* **Data for processing**

----------------

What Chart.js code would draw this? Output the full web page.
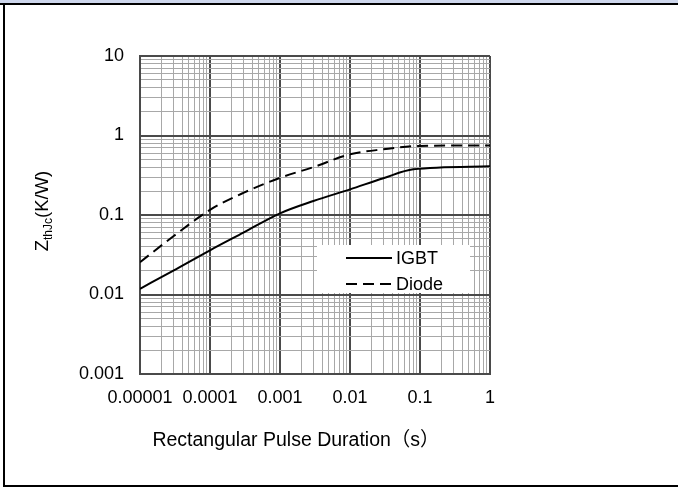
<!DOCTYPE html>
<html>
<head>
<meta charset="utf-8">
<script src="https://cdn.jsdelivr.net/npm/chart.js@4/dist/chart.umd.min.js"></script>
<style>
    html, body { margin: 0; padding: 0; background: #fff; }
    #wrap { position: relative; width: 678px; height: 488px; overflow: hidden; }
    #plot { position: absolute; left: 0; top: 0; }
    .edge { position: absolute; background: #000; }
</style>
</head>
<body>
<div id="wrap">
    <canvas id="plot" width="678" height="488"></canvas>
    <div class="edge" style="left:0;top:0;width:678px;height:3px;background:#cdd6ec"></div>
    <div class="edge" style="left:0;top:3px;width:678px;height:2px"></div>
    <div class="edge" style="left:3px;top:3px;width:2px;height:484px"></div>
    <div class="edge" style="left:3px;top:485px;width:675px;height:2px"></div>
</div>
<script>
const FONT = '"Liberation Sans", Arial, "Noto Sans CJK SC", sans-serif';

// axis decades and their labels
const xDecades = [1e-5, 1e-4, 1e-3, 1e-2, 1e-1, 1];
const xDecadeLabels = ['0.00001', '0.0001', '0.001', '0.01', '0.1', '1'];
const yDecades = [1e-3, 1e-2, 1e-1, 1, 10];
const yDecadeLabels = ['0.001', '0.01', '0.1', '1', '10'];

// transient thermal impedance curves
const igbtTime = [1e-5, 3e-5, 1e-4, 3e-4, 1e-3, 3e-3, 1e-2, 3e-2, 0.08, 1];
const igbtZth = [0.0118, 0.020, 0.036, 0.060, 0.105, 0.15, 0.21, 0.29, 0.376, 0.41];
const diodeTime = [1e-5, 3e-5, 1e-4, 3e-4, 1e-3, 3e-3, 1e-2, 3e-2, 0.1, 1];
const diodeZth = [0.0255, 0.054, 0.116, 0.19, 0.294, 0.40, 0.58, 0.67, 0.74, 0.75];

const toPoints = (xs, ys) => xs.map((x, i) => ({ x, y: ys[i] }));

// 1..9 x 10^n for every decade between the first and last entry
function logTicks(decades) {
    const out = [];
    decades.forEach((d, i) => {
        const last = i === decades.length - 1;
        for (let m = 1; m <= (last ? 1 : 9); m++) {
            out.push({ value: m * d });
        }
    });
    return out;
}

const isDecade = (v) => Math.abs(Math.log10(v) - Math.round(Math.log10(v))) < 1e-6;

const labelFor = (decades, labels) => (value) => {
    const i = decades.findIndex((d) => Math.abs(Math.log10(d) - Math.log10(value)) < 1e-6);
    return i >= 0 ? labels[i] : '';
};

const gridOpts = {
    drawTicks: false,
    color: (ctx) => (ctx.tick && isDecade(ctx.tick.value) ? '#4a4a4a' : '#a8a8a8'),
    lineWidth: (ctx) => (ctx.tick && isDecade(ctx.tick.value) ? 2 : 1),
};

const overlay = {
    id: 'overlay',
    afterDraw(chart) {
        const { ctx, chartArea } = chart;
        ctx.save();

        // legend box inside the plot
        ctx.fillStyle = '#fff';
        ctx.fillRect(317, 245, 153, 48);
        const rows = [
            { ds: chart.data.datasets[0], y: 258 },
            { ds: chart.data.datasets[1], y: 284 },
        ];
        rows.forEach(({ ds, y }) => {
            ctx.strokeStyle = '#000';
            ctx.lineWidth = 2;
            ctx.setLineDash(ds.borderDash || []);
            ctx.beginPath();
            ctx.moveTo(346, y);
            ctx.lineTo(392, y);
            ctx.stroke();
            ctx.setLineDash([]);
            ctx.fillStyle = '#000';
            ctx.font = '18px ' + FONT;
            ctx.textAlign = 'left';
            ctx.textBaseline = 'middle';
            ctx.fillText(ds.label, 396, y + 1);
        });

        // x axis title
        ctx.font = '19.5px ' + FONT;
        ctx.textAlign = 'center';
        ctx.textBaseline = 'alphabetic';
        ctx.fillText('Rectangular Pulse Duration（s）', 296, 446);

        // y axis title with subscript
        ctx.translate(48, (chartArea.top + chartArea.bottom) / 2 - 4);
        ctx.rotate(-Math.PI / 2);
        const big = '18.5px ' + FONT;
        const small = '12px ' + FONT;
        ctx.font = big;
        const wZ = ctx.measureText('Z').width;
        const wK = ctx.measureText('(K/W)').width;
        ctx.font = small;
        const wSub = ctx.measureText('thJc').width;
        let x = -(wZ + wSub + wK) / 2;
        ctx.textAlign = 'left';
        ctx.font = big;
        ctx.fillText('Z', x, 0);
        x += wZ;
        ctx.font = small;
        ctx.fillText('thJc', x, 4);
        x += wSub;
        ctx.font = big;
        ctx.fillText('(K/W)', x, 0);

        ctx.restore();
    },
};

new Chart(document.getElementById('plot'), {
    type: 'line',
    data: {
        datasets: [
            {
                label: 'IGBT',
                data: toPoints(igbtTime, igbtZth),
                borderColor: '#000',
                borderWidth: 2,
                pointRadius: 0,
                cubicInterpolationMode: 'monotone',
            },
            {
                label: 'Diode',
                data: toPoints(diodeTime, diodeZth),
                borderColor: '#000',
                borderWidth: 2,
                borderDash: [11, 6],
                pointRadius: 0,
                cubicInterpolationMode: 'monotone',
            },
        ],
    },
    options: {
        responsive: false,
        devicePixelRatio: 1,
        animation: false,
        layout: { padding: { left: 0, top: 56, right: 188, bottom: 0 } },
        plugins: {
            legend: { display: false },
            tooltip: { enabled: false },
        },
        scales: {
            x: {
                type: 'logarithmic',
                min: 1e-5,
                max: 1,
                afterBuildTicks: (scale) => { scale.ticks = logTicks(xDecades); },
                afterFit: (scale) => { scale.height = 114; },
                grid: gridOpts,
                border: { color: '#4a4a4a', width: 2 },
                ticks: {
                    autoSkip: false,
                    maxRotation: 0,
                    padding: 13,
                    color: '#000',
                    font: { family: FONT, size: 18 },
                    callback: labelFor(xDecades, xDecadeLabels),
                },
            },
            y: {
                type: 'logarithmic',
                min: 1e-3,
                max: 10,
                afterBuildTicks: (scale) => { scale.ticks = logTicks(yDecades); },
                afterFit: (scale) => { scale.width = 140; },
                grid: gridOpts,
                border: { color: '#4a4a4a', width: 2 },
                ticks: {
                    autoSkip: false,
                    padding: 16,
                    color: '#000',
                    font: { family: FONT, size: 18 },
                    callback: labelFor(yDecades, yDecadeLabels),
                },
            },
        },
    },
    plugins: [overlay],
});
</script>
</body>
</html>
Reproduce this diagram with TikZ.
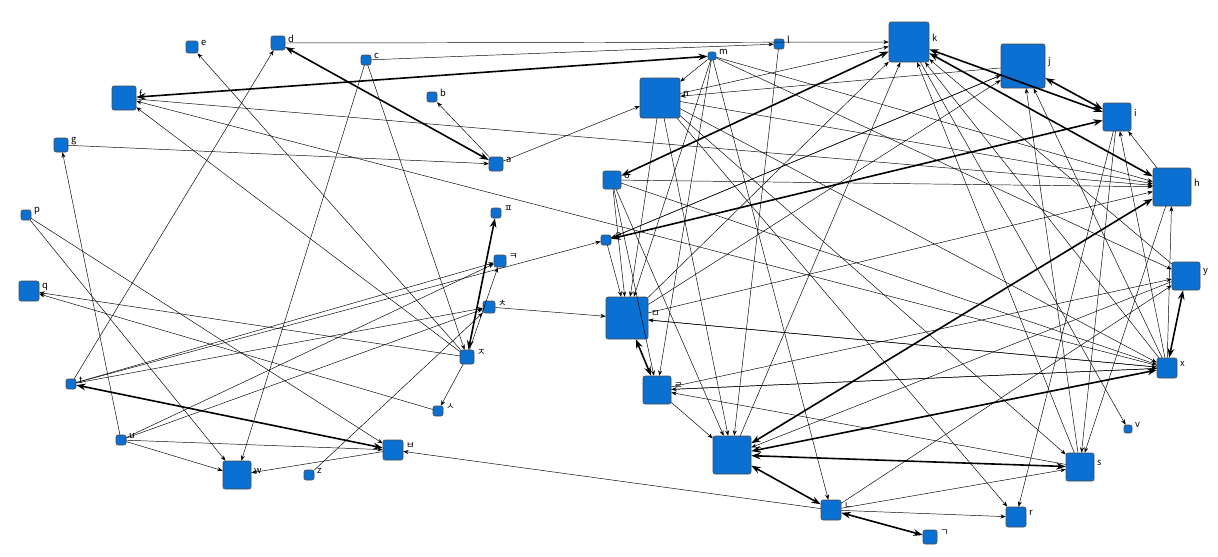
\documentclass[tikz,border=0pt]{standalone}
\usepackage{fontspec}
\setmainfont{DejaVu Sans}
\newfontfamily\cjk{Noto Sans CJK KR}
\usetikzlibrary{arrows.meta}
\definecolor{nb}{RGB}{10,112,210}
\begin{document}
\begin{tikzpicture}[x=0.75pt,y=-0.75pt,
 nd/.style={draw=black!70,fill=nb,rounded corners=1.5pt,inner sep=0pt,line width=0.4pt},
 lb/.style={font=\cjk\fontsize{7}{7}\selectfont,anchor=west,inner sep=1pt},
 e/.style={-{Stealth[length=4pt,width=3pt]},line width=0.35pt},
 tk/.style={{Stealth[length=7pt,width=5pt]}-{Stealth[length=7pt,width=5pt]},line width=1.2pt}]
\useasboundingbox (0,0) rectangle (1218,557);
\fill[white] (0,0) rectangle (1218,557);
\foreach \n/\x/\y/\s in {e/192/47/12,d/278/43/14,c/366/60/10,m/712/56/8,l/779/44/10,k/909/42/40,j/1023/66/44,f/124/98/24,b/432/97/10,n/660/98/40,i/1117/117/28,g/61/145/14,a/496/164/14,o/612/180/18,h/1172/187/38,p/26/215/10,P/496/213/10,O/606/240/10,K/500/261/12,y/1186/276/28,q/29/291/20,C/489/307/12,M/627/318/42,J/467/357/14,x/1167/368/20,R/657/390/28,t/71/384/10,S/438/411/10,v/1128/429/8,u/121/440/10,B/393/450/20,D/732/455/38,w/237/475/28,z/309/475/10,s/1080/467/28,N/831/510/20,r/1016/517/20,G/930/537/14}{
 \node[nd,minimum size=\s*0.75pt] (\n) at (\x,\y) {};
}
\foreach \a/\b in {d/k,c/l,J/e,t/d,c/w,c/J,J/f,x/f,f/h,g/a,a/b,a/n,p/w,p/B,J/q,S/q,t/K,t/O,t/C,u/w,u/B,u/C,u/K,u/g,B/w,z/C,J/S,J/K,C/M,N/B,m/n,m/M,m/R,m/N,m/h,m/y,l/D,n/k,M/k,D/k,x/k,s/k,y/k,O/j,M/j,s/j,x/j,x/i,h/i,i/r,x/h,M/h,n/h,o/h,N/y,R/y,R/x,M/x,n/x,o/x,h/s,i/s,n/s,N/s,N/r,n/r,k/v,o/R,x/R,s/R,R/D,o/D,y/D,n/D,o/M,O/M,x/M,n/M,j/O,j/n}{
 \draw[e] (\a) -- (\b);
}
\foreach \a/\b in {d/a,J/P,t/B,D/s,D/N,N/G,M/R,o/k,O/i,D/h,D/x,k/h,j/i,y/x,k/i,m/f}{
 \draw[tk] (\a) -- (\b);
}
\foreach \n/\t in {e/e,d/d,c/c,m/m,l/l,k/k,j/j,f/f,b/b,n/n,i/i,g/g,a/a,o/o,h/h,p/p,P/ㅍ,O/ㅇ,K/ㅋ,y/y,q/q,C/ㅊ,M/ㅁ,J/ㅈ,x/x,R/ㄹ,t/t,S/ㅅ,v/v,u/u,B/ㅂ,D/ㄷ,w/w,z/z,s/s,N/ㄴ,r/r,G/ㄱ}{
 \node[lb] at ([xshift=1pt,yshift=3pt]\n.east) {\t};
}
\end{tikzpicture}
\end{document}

----------------

* **Set exercise**
Each line in the material either holds the string "with" or does not. State how many do, and nothing else.

* **Written response**
2